刑事ものというよりおまわりさんの映画。
原作のジョセフ・ウォンボーが現役の警官の時に書いた小説が原作とあって細部のリアリティが濃密。
かといって丸っきり辛気臭いリアリズム一辺倒かというとそうでもなくて、役者の芝居のメリハリとかきびきびした場面運びなど一種の映画くささがしっかり出ていて安心して見ていられる。
70年代からアメリカにはメキシコ系違法就労者がずいぶんいて、その足元を見て高い家賃をふっかけているあこぎな家主もいたのがわかる。

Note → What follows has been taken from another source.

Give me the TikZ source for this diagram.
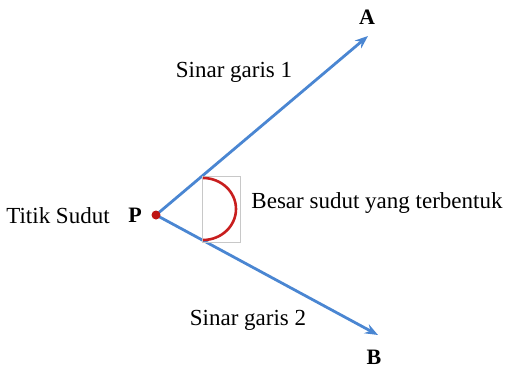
\documentclass[tikz,border=0pt]{standalone}
\usepackage{fontspec}
\setmainfont{Liberation Serif}
\usepackage{tikz}
\usetikzlibrary{calc,arrows.meta}
\definecolor{rayblue}{RGB}{74, 134, 210}
\definecolor{pointred}{RGB}{190, 20, 20}
\definecolor{arcred}{RGB}{200, 30, 30}
\definecolor{boxgray}{RGB}{200, 200, 200}

\begin{document}
\begin{tikzpicture}[x=1pt, y=-1pt, >={Stealth[length=13pt,width=10pt]}]
  \useasboundingbox (0,0) rectangle (507,368);
  \tikzset{
    lbl/.style={font=\fontsize{23}{27}\selectfont, inner sep=0pt},
    ptlbl/.style={font=\fontsize{22}{26}\selectfont\bfseries, inner sep=0pt}
  }

  % Vertex and ray ends
  \coordinate (P) at (156,215);
  \coordinate (tipA) at (368,36);
  \coordinate (tipB) at (378,335);

  % Rays
  \draw[->, line width=2.8pt, rayblue] (P) -- (tipA);
  \draw[->, line width=2.8pt, rayblue] (P) -- (tipB);

  % Angle mark
  \draw[boxgray, line width=0.8pt] (202,176) rectangle (240,242);
  \draw[arcred, line width=2.6pt] (203,178) arc[start angle=-90, end angle=90, x radius=33, y radius=31];

  % Vertex point
  \fill[pointred] (P) circle (4.5pt);

  % Labels
  \node[ptlbl] (labA) at (367,17) {A};
  \node[ptlbl] (labB) at (374,357) {B};
  \node[ptlbl] (labP) at (135,215) {P};
  \node[lbl] (vertex) at (58,216) {Titik Sudut};
  \node[lbl] (ray1) at (234,72) {Sinar garis 1};
  \node[lbl] (ray2) at (248,320) {Sinar garis 2};
  \node[lbl] (angle) at (377,203) {Besar sudut yang terbentuk};
\end{tikzpicture}
\end{document}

ジョージ・C・スコットのベテラン警官が引退して年金生活に入ったが(25年の勤務で年金をもらえるのだから、ずいぶん早い)、平安な生活に慣れることができないのかどうか、思わぬ行動に出るのを心理主義的な描写を完全に削ぎ落としているのが強い印象を残す。
主役はステイシー・キーチの若い警官の方なのだが、その妻ジェーン・アレクサンダーの心情の変化が唐突な感じのは似た狙いなのかどうか。
暴力描写が突発的で不意をつくのがそれほど血が出るわけでもないのにショッキング。
70年代の犯罪ものというとスコット・ウィルソンやエド・ローターが出ているという印象。